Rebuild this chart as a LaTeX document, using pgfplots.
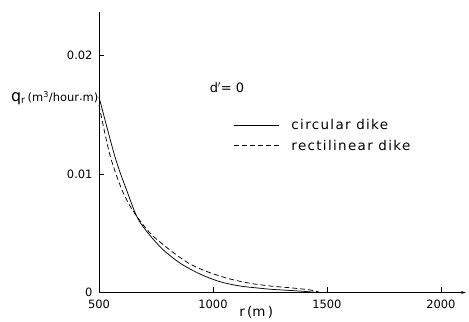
\documentclass[border=0pt]{standalone}
\usepackage{pgfplots}
\pgfplotsset{compat=1.18}
\usepackage{fontspec}
\setmainfont{DejaVu Sans}
\usetikzlibrary{arrows.meta}
\begin{document}
\begin{tikzpicture}
\path[use as bounding box] (-99bp,-29.5bp) rectangle (370bp,292.5bp);
\begin{axis}[
  scale only axis,
  width=367bp, height=280.5bp,
  xmin=500, xmax=2110, ymin=0, ymax=0.02367,
  axis lines=left,
  x axis line style={-{Stealth[length=5bp,width=3bp]}, line width=0.9pt},
  y axis line style={-, line width=0.9pt},
  xtick={500,1000,1500,2000},
  xticklabels={500,1000,1500,2000},
  ytick={0,0.01,0.02},
  yticklabels={0,0.01,0.02},
  scaled y ticks=false,
  tick align=inside,
  major tick length=5bp,
  tick style={line width=0.6pt, black},
  ticklabel style={font=\fontsize{11.5}{13}\selectfont},
  xticklabel style={yshift=-4bp},
  yticklabel style={xshift=-3bp},
  legend style={draw=none, fill=none, at={(axis cs:1090,0.0148)}, anchor=north west,
    font=\fontsize{13.5}{15}\selectfont\addfontfeature{LetterSpace=10}, row sep=5bp, inner sep=0pt,
    nodes={inner sep=2pt}},
  legend cell align=left,
  legend image code/.code={\draw[#1] (0bp,0bp) -- (45bp,0bp);},
  clip=false,
]
\addplot[black, line width=0.75pt, smooth] coordinates {
(500,0.0165) (570,0.01146) (621,0.00865) (676,0.00605) (768,0.00386)
(855,0.00249) (943,0.00156) (1031,0.00091) (1118,0.00055) (1206,0.00036)
(1263,0.00026) (1382,0.00012) (1460,0.0)
};
\addlegendentry{\hspace{10bp}circular dike}
\addplot[black, line width=0.75pt, dash pattern=on 5bp off 3bp, smooth] coordinates {
(500,0.0158) (548,0.01160) (600,0.00870) (649,0.0069) (724,0.00502)
(811,0.00359) (899,0.00241) (987,0.00167) (1075,0.00114) (1162,0.00078)
(1250,0.00055) (1338,0.0004) (1425,0.00022) (1470,0.0)
};
\addlegendentry{\hspace{10bp}rectilinear dike}
\node[anchor=east, inner sep=0.5bp] at (axis cs:500,0.0164)
  {\fontsize{16}{16}\selectfont q\raisebox{-2bp}{\fontsize{9.5}{9.5}\selectfont r}\,\fontsize{11.5}{12}\selectfont (m\textsuperscript{3}/hour{\raisebox{1.5bp}{.}}m)};
\node[anchor=west, inner sep=0pt, font=\fontsize{13}{14}\selectfont] at (axis cs:985,0.0173) {d$'$= 0};
\node[font=\fontsize{13.5}{14}\selectfont] at (axis cs:1190,-0.0017) {r\,(m\,)};
\end{axis}
\end{tikzpicture}
\end{document}
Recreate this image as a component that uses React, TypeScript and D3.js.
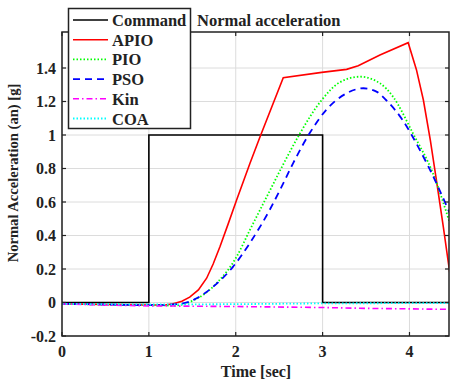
import React from "react";
import * as d3 from "d3";

const xTicks = [0, 1, 2, 3, 4];
const yTicks = [-0.2, 0, 0.2, 0.4, 0.6, 0.8, 1, 1.2, 1.4];
const yTickLabels = ["-0.2", "0", "0.2", "0.4", "0.6", "0.8", "1", "1.2", "1.4"];

const commandT = [0, 1, 1, 3, 3, 4.5];
const commandY = [0, 0, 1, 1, 0, 0];

const apioT = [0, 0.5, 1.0, 1.2, 1.28, 1.38, 1.47, 1.57, 1.665, 1.74, 1.818, 1.91, 2.01, 2.163, 2.28, 2.547, 2.99, 3.276, 3.41, 3.66, 3.985, 4.08, 4.16, 4.24, 4.31, 4.39, 4.465];
const apioY = [-0.008, -0.012, -0.015, -0.014, -0.008, 0.008, 0.032, 0.075, 0.145, 0.23, 0.333, 0.465, 0.612, 0.83, 0.99, 1.342, 1.374, 1.392, 1.414, 1.478, 1.551, 1.39, 1.209, 0.97, 0.731, 0.45, 0.174];

const pioT = [0, 0.5, 1.0, 1.3, 1.4, 1.51, 1.65, 1.78, 2.01, 2.16, 2.39, 2.547, 2.74, 2.99, 3.19, 3.43, 3.66, 3.81, 4.04, 4.27, 4.465];
const pioY = [-0.008, -0.012, -0.016, -0.018, -0.01, 0.012, 0.055, 0.115, 0.273, 0.43, 0.665, 0.825, 1.01, 1.209, 1.312, 1.348, 1.309, 1.229, 1.01, 0.771, 0.473];

const psoT = [0, 0.5, 1.0, 1.36, 1.55, 1.74, 1.97, 2.16, 2.39, 2.51, 2.66, 2.85, 3.04, 3.276, 3.47, 3.62, 3.73, 3.92, 4.12, 4.31, 4.465];
const psoY = [-0.008, -0.012, -0.016, -0.008, 0.025, 0.094, 0.214, 0.353, 0.552, 0.672, 0.831, 1.01, 1.149, 1.249, 1.279, 1.259, 1.209, 1.09, 0.91, 0.712, 0.532];

const kinT = [0, 0.5, 1.0, 1.5, 2, 3, 3.5, 4, 4.465];
const kinY = [-0.008, -0.015, -0.02, -0.022, -0.024, -0.03, -0.035, -0.038, -0.041];

const coaT = [0, 1, 2, 3, 4, 4.465];
const coaY = [-0.008, -0.012, -0.01, -0.005, -0.004, -0.004];

const seriesNames = ["Command", "APIO", "PIO", "PSO", "Kin", "COA"];

const FONT = "'Liberation Serif', 'Times New Roman', serif";

export default function App() {
  const W = 450, H = 382;
  const left = 62, right = 449, top = 32, bottom = 336;
  const x = d3.scaleLinear().domain([0, 4.455]).range([left, right]);
  const y = d3.scaleLinear().domain([-0.2, 1.6]).range([bottom, bottom - 1.8 * 167.5]);
  const yTopVal = y.invert(top);
  const yScale = d3.scaleLinear().domain([-0.2, yTopVal]).range([bottom, top]);

  const mk = (ts: number[], vs: number[], curve: any) =>
    d3.line<number>().x((_, i) => x(ts[i])).y((_, i) => yScale(vs[i])).curve(curve)(ts) || "";

  const series = [
    { name: seriesNames[0], d: mk(commandT, commandY, d3.curveLinear), color: "#000000", dash: "", w: 1.6 },
    { name: seriesNames[1], d: mk(apioT, apioY, d3.curveLinear), color: "#ff0000", dash: "", w: 1.6 },
    { name: seriesNames[2], d: mk(pioT, pioY, d3.curveMonotoneX), color: "#00ff00", dash: "1.5 2", w: 1.8 },
    { name: seriesNames[3], d: mk(psoT, psoY, d3.curveMonotoneX), color: "#0000ff", dash: "7 5", w: 1.8 },
    { name: seriesNames[4], d: mk(kinT, kinY, d3.curveLinear), color: "#ff00ff", dash: "6 3 1.5 3", w: 1.6 },
    { name: seriesNames[5], d: mk(coaT, coaY, d3.curveLinear), color: "#00ffff", dash: "1.5 2", w: 1.8 },
  ];
  const legX = 68.5, legY = 8.5, legW = 122, legH = 120;
  const rowY = (i: number) => 20 + i * 19.7;

  return (
    <svg width={W} height={H} style={{ position: "fixed", left: 0, top: 0, background: "#fff" }}>
      <defs>
        <clipPath id="plotclip">
          <rect x={left} y={top} width={right - left} height={bottom - top} />
        </clipPath>
      </defs>
      <rect x={0} y={0} width={W} height={H} fill="#fff" />
      {xTicks.map((t) => (
        <line key={"gx" + t} x1={x(t)} x2={x(t)} y1={top} y2={bottom} stroke="#dcdcdc" strokeWidth={1} />
      ))}
      {yTicks.map((t) => (
        <line key={"gy" + t} x1={left} x2={right} y1={yScale(t)} y2={yScale(t)} stroke="#dcdcdc" strokeWidth={1} />
      ))}
      <g clipPath="url(#plotclip)">
        {series.map((s) => (
          <path key={s.name} d={s.d} fill="none" stroke={s.color} strokeWidth={s.w} strokeDasharray={s.dash || undefined} />
        ))}
      </g>
      <rect x={left} y={top} width={right - left} height={bottom - top} fill="none" stroke="#222" strokeWidth={1.5} />
      {xTicks.map((t) => (
        <g key={"tx" + t}>
          <line x1={x(t)} x2={x(t)} y1={bottom} y2={bottom - 4} stroke="#222" strokeWidth={1.2} />
          <line x1={x(t)} x2={x(t)} y1={top} y2={top + 4} stroke="#222" strokeWidth={1.2} />
          <text x={x(t)} y={357} textAnchor="middle" fontFamily={FONT} fontWeight="bold" fontSize={16} fill="#222">
            {String(t)}
          </text>
        </g>
      ))}
      {yTicks.map((t, i) => (
        <g key={"ty" + t}>
          <line x1={left} x2={left + 4} y1={yScale(t)} y2={yScale(t)} stroke="#222" strokeWidth={1.2} />
          <line x1={right} x2={right - 4} y1={yScale(t)} y2={yScale(t)} stroke="#222" strokeWidth={1.2} />
          <text x={56} y={yScale(t) + 5.5} textAnchor="end" fontFamily={FONT} fontWeight="bold" fontSize={16} fill="#222">
            {yTickLabels[i]}
          </text>
        </g>
      ))}
      <text x={256} y={377} textAnchor="middle" fontFamily={FONT} fontWeight="bold" fontSize={16} fill="#222">
        Time [sec]
      </text>
      <text transform={`translate(18,173) rotate(-90)`} textAnchor="middle" fontFamily={FONT} fontWeight="bold" fontSize={14.6} fill="#222">
        Normal Acceleration (an) [g]
      </text>
      <text x={197} y={26} fontFamily={FONT} fontWeight="bold" fontSize={16.5} fill="#222">
        Normal acceleration
      </text>
      <rect x={legX} y={legY} width={legW} height={legH} fill="#fff" stroke="#222" strokeWidth={1.5} />
      {series.map((s, i) => (
        <g key={"lg" + s.name}>
          <line x1={73} x2={108} y1={rowY(i)} y2={rowY(i)} stroke={s.color} strokeWidth={s.w} strokeDasharray={s.dash || undefined} />
          <text x={112} y={rowY(i) + 6} fontFamily={FONT} fontWeight="bold" fontSize={16.5} fill="#222">
            {s.name}
          </text>
        </g>
      ))}
    </svg>
  );
}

——————————

Answer only with how many lines in the records include "this".

2